Avoid broad insecticides on soil where possible. These products often remove beneficial beetles and other helpful predators before they reduce roly-poly numbers. By keeping sprays off the garden floor, you preserve the natural clean-up crew that helps you manage pests long term.
When Roly-Polies Damage Potted Plants And Raised Beds
Container gardens and table-height beds can still host pill bugs, especially where pots stay in saucers full of water. To cut back problems in containers, start by dumping standing water from saucers and lifting pots on small blocks so air can flow underneath.
Use a potting mix that drains well and avoid watering again until the top inch feels dry to the touch. If you see roly-polies clustered under a pot rim, tip the pot, scrape them into a tub, and move them to an area with thick leaf litter away from pots. In raised beds, install drip lines and keep mulch shallow, just as you would in ground level beds.

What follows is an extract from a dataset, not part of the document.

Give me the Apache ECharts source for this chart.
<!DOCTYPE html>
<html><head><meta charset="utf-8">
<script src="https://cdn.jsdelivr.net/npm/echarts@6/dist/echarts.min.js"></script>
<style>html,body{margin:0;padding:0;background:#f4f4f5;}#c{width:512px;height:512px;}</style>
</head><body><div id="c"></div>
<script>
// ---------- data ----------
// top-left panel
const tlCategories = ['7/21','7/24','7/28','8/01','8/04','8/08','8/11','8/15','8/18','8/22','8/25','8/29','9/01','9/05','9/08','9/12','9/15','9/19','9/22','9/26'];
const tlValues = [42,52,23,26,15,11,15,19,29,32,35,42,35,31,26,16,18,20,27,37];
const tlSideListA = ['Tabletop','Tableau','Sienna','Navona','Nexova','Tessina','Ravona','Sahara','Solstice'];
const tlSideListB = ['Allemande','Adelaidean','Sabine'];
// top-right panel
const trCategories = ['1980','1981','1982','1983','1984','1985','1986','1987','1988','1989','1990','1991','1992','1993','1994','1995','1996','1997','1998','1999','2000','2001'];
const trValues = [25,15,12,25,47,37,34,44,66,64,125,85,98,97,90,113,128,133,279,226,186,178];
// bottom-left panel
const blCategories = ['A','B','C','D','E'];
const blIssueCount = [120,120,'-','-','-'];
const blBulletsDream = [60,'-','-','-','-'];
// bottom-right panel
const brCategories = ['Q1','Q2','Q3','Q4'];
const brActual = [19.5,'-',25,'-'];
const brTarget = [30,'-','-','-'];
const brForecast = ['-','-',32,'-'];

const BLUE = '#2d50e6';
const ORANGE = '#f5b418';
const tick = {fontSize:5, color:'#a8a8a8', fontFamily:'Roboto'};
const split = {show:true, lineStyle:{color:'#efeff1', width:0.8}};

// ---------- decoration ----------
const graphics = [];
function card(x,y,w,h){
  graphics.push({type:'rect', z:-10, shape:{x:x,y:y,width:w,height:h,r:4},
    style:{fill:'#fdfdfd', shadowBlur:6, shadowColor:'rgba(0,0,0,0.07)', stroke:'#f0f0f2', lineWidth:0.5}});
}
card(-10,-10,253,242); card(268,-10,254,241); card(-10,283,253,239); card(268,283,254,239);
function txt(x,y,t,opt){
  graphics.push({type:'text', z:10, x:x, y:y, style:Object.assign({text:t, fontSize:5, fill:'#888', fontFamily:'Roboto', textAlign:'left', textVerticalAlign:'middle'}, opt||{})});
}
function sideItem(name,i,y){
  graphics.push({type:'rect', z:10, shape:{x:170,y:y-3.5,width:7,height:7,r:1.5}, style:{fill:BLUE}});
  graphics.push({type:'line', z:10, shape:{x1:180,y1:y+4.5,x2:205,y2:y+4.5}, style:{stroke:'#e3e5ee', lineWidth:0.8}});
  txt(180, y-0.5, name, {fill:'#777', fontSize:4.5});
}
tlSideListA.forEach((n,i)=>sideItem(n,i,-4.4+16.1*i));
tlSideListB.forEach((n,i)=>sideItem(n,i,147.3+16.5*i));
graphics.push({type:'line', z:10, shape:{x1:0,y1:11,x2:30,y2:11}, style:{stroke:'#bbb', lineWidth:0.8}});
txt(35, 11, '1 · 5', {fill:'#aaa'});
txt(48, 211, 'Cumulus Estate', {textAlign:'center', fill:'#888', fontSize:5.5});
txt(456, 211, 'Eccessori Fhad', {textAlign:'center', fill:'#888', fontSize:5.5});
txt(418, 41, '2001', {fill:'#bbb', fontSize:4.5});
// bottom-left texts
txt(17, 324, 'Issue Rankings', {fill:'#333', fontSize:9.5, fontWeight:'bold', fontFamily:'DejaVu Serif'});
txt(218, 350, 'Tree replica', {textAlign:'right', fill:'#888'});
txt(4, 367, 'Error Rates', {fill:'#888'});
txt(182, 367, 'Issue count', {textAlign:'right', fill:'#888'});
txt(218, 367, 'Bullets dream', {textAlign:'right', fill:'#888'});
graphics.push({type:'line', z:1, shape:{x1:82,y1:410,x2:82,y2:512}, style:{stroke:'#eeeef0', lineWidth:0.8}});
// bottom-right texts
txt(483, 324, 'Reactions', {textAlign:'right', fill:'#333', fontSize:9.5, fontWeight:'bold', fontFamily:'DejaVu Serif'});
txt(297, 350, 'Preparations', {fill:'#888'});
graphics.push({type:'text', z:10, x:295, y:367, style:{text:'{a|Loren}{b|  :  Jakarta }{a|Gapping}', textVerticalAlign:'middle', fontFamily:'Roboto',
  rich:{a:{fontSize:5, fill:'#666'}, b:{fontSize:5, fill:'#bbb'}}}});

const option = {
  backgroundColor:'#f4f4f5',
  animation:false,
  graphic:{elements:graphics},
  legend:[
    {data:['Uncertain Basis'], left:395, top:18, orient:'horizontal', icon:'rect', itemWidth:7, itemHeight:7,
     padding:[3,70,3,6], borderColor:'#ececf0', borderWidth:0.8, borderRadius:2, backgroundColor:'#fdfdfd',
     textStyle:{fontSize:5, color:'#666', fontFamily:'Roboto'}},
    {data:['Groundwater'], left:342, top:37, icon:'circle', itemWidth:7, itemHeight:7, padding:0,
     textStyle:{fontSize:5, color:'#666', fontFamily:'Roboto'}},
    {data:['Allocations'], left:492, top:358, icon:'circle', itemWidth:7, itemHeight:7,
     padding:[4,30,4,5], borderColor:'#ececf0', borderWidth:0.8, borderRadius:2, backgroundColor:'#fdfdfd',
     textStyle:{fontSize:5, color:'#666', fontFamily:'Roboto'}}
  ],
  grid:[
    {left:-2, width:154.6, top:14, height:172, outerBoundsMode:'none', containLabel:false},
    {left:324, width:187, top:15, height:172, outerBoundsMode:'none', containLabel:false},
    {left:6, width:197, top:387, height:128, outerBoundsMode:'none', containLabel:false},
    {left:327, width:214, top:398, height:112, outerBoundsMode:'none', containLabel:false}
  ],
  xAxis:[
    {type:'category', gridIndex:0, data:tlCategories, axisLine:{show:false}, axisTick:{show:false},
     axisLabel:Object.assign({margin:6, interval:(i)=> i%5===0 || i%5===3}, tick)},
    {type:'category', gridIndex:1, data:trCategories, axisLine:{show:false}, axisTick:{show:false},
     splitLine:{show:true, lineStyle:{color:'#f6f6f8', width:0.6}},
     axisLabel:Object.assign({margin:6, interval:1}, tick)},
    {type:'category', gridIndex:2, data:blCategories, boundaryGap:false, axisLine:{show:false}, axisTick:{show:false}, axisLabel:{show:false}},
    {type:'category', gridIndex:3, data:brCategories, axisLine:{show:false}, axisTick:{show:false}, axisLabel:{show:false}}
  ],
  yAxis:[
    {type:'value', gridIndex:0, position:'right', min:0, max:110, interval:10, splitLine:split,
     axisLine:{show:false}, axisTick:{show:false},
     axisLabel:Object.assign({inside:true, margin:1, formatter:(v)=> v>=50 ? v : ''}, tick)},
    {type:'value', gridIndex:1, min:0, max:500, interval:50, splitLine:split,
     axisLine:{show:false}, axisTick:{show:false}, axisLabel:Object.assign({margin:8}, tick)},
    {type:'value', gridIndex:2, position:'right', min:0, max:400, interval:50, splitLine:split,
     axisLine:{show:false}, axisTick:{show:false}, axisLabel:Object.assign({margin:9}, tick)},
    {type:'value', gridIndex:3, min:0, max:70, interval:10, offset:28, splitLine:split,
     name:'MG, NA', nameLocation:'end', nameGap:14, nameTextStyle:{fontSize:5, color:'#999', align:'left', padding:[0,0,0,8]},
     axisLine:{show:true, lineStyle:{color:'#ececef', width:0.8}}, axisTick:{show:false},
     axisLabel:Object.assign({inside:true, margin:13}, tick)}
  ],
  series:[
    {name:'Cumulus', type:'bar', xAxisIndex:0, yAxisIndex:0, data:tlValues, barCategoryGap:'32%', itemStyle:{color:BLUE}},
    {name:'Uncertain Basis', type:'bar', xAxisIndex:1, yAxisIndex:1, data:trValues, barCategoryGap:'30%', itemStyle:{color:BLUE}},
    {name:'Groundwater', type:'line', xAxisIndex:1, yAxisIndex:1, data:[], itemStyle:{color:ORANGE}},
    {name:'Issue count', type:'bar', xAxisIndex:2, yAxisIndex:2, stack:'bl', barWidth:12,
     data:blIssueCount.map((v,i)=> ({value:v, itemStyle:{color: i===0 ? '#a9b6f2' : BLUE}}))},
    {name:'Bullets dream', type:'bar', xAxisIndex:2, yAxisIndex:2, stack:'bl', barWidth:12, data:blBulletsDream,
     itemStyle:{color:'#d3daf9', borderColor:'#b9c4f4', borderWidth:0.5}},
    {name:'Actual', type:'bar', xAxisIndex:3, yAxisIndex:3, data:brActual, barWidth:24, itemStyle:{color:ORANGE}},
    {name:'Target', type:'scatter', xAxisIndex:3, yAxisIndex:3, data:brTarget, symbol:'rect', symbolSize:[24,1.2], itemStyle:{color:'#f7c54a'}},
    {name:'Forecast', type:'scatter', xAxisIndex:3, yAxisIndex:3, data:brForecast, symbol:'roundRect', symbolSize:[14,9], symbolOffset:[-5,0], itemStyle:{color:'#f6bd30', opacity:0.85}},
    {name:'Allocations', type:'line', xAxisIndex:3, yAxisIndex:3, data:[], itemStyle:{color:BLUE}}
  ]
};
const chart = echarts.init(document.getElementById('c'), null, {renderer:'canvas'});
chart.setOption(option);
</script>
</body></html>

| Garden Area | Common Roly-Poly Problem | Best First Step |
|---|---|---|
| Seedling rows | Stems chewed off overnight | Add collars and set fruit traps |
| Strawberry beds | Bite marks on ripe berries | Lift fruit and thin mulch |
| Heavy mulch borders | Large clusters under wood chips | Rake back mulch and dry soil |
| Greenhouse benches | Pill bugs under trays and pots | Raise trays and clear plant debris |
| Container garden | Bugs hiding in saucers | Empty saucers and improve drainage |
| Compost edge near beds | Roly-polies spilling into crops | Shift pile a short distance away |
How To Control Roly-Polies In The Garden Over The Long Term
Quick fixes feel good, yet long term control comes from steady habits. Keep watering deep and less frequent, manage mulch thoughtfully, and clear clutter from beds each season. Revisit problem spots at dusk once in a while so you can see where roly-polies gather and adjust your defenses there.
Try not to aim for a roly-poly free garden. These crustaceans help break down dead material, feed many birds and small animals, and usually live peacefully alongside crops. By steering conditions away from constant dampness and dense cover, you tip the balance back toward plant health.

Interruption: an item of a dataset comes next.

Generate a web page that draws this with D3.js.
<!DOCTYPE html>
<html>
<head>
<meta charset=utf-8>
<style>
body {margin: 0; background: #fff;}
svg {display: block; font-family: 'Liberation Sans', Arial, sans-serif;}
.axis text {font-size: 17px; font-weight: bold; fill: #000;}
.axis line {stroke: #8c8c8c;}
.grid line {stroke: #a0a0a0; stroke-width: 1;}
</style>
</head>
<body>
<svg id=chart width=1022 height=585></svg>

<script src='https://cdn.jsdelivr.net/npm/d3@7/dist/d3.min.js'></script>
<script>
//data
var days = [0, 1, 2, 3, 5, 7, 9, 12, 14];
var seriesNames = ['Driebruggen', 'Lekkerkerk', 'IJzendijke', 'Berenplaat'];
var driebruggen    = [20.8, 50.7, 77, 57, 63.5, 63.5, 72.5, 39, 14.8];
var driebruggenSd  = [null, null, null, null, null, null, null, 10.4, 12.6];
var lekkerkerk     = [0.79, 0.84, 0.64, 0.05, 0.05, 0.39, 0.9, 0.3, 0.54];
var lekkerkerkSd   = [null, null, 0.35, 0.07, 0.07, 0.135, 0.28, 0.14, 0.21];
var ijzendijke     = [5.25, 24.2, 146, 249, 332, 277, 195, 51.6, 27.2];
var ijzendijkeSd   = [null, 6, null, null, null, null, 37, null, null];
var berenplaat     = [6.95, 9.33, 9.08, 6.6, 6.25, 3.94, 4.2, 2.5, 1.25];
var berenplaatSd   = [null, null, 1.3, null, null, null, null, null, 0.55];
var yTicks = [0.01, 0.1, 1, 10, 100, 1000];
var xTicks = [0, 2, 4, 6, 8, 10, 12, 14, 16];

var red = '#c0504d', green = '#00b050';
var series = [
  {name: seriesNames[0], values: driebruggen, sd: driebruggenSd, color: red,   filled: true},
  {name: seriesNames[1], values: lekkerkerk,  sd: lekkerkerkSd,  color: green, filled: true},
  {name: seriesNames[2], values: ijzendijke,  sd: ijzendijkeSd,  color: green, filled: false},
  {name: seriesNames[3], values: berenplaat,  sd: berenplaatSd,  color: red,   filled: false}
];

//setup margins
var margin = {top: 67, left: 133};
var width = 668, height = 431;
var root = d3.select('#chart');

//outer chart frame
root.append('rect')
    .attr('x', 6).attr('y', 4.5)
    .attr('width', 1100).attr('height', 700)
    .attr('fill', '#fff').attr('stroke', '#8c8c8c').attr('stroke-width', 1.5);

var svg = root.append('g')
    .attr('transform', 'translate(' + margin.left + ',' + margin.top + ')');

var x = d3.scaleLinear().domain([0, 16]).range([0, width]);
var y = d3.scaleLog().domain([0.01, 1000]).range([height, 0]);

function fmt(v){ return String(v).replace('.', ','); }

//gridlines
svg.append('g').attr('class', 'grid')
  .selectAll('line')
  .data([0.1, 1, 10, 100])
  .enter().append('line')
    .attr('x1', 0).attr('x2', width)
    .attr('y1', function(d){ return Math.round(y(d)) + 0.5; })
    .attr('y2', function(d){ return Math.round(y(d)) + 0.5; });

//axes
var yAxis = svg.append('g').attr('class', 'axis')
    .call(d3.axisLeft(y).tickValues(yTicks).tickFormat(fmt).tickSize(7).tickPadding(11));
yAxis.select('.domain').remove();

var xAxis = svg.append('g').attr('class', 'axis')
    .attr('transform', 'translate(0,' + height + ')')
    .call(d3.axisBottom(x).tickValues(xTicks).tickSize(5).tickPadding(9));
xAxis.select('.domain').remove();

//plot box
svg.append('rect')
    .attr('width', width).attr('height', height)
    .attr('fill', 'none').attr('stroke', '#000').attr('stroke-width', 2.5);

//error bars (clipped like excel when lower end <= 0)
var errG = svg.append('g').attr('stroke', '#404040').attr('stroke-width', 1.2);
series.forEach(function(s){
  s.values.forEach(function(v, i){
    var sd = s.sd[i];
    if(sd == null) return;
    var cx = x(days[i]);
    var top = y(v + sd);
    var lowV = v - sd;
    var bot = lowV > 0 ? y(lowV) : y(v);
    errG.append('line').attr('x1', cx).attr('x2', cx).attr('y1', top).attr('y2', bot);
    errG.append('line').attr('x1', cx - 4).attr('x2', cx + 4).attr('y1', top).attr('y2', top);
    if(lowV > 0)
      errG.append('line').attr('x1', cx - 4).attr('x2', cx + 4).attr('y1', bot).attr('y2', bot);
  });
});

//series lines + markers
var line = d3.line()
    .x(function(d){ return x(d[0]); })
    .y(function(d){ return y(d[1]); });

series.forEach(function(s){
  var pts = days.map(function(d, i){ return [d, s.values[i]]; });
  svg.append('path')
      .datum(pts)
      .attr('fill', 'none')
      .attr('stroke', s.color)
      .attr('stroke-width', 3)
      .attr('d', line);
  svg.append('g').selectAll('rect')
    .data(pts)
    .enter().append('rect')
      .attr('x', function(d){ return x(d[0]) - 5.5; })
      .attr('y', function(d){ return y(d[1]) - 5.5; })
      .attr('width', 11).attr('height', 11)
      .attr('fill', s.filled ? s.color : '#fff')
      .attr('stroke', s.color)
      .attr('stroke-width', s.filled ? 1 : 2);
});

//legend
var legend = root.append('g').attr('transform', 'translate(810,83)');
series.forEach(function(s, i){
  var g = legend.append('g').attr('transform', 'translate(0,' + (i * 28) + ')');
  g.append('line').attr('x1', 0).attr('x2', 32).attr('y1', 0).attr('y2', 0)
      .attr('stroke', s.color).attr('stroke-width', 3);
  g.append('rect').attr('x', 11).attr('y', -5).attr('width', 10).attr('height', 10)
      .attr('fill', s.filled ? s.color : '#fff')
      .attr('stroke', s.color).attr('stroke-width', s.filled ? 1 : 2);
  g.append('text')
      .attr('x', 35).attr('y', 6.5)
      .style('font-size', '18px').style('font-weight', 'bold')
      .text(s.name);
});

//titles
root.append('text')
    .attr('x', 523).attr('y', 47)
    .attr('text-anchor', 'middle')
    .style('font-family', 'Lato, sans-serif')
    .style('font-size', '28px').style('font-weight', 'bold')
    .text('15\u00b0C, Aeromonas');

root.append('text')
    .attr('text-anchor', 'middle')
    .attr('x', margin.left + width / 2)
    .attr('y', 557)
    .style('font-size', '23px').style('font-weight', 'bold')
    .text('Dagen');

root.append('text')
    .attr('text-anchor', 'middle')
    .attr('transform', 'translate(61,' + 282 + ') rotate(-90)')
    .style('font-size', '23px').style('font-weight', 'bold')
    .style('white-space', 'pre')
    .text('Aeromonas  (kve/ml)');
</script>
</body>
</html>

With these steps in place, most gardeners see fewer chewed stems and cleaner fruit within a few weeks. You will still spot the occasional roly-poly under a log or stone, but they go back to their cleanup job instead of shredding seedlings. That is a healthy, low stress view of how to control roly-polies in the garden while keeping soil life active. Your plants, and your soil helpers, gain from that balance again.